Exercise brief: Omit every picture and return the rest of the data unaltered.

Dataset excerpt:
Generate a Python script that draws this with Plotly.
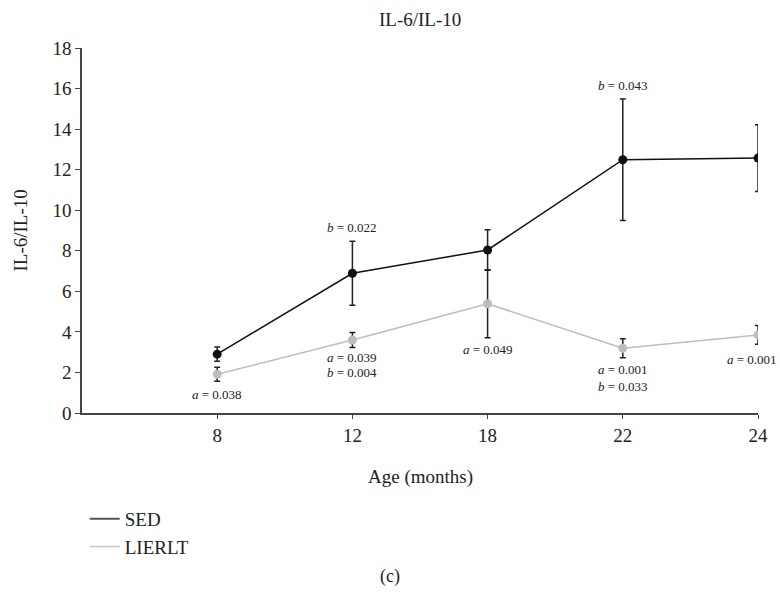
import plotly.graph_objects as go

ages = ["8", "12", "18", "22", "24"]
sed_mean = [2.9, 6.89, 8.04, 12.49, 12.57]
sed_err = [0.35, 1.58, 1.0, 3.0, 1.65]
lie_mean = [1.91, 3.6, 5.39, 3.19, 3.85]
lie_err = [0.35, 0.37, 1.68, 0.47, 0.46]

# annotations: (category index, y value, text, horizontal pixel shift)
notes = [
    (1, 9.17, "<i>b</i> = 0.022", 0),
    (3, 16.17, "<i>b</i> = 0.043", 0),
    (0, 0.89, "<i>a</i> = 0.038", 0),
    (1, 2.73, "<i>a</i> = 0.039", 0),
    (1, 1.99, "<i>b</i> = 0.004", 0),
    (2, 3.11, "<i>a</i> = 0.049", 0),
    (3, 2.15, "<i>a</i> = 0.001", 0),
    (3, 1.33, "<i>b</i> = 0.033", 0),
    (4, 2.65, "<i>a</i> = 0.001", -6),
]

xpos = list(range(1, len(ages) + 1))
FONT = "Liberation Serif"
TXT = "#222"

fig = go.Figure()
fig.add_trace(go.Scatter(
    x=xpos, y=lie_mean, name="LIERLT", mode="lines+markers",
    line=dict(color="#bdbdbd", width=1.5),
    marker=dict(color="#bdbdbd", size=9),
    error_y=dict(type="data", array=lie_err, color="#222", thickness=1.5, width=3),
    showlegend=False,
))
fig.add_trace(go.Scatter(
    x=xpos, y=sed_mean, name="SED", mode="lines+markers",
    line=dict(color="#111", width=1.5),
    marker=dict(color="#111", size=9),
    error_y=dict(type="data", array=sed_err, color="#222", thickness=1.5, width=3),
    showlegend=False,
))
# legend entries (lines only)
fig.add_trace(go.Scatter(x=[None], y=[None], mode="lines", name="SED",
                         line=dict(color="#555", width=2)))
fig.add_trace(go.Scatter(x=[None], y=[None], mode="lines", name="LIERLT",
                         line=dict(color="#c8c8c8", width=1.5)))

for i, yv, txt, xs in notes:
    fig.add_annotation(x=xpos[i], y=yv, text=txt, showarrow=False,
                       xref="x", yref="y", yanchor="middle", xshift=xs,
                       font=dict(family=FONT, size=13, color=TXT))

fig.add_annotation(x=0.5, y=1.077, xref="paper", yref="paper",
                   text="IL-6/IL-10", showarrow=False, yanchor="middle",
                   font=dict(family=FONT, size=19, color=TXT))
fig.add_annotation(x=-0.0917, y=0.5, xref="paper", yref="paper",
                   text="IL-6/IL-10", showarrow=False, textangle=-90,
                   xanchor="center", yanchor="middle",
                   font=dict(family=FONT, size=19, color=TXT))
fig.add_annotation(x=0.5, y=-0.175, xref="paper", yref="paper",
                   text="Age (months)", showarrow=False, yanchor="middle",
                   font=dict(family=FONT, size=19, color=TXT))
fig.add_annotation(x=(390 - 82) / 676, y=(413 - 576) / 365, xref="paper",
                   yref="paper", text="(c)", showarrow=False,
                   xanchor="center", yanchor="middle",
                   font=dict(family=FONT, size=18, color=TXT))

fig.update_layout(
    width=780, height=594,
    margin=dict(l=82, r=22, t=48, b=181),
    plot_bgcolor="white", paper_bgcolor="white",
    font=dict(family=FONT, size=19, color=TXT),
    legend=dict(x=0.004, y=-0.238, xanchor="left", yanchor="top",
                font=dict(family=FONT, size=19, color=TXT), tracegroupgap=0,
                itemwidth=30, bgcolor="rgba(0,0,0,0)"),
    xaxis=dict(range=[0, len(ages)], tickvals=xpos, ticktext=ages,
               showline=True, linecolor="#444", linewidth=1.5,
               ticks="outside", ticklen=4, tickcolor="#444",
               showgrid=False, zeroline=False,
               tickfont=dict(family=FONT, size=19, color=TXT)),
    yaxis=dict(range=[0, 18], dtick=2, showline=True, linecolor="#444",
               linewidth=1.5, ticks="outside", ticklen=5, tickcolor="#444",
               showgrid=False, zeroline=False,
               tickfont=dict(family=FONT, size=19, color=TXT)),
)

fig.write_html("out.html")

Solution to this task:
Generate a Python script that draws this with Plotly.
import plotly.graph_objects as go

ages = ["8", "12", "18", "22", "24"]
sed_mean = [2.9, 6.89, 8.04, 12.49, 12.57]
sed_err = [0.35, 1.58, 1.0, 3.0, 1.65]
lie_mean = [1.91, 3.6, 5.39, 3.19, 3.85]
lie_err = [0.35, 0.37, 1.68, 0.47, 0.46]

# annotations: (category index, y value, text, horizontal pixel shift)
notes = [
    (1, 9.17, "<i>b</i> = 0.022", 0),
    (3, 16.17, "<i>b</i> = 0.043", 0),
    (0, 0.89, "<i>a</i> = 0.038", 0),
    (1, 2.73, "<i>a</i> = 0.039", 0),
    (1, 1.99, "<i>b</i> = 0.004", 0),
    (2, 3.11, "<i>a</i> = 0.049", 0),
    (3, 2.15, "<i>a</i> = 0.001", 0),
    (3, 1.33, "<i>b</i> = 0.033", 0),
    (4, 2.65, "<i>a</i> = 0.001", -6),
]

xpos = list(range(1, len(ages) + 1))
FONT = "Liberation Serif"
TXT = "#222"

fig = go.Figure()
fig.add_trace(go.Scatter(
    x=xpos, y=lie_mean, name="LIERLT", mode="lines+markers",
    line=dict(color="#bdbdbd", width=1.5),
    marker=dict(color="#bdbdbd", size=9),
    error_y=dict(type="data", array=lie_err, color="#222", thickness=1.5, width=3),
    showlegend=False,
))
fig.add_trace(go.Scatter(
    x=xpos, y=sed_mean, name="SED", mode="lines+markers",
    line=dict(color="#111", width=1.5),
    marker=dict(color="#111", size=9),
    error_y=dict(type="data", array=sed_err, color="#222", thickness=1.5, width=3),
    showlegend=False,
))
# legend entries (lines only)
fig.add_trace(go.Scatter(x=[None], y=[None], mode="lines", name="SED",
                         line=dict(color="#555", width=2)))
fig.add_trace(go.Scatter(x=[None], y=[None], mode="lines", name="LIERLT",
                         line=dict(color="#c8c8c8", width=1.5)))

for i, yv, txt, xs in notes:
    fig.add_annotation(x=xpos[i], y=yv, text=txt, showarrow=False,
                       xref="x", yref="y", yanchor="middle", xshift=xs,
                       font=dict(family=FONT, size=13, color=TXT))

fig.add_annotation(x=0.5, y=1.077, xref="paper", yref="paper",
                   text="IL-6/IL-10", showarrow=False, yanchor="middle",
                   font=dict(family=FONT, size=19, color=TXT))
fig.add_annotation(x=-0.0917, y=0.5, xref="paper", yref="paper",
                   text="IL-6/IL-10", showarrow=False, textangle=-90,
                   xanchor="center", yanchor="middle",
                   font=dict(family=FONT, size=19, color=TXT))
fig.add_annotation(x=0.5, y=-0.175, xref="paper", yref="paper",
                   text="Age (months)", showarrow=False, yanchor="middle",
                   font=dict(family=FONT, size=19, color=TXT))
fig.add_annotation(x=(390 - 82) / 676, y=(413 - 576) / 365, xref="paper",
                   yref="paper", text="(c)", showarrow=False,
                   xanchor="center", yanchor="middle",
                   font=dict(family=FONT, size=18, color=TXT))

fig.update_layout(
    width=780, height=594,
    margin=dict(l=82, r=22, t=48, b=181),
    plot_bgcolor="white", paper_bgcolor="white",
    font=dict(family=FONT, size=19, color=TXT),
    legend=dict(x=0.004, y=-0.238, xanchor="left", yanchor="top",
                font=dict(family=FONT, size=19, color=TXT), tracegroupgap=0,
                itemwidth=30, bgcolor="rgba(0,0,0,0)"),
    xaxis=dict(range=[0, len(ages)], tickvals=xpos, ticktext=ages,
               showline=True, linecolor="#444", linewidth=1.5,
               ticks="outside", ticklen=4, tickcolor="#444",
               showgrid=False, zeroline=False,
               tickfont=dict(family=FONT, size=19, color=TXT)),
    yaxis=dict(range=[0, 18], dtick=2, showline=True, linecolor="#444",
               linewidth=1.5, ticks="outside", ticklen=5, tickcolor="#444",
               showgrid=False, zeroline=False,
               tickfont=dict(family=FONT, size=19, color=TXT)),
)

fig.write_html("out.html")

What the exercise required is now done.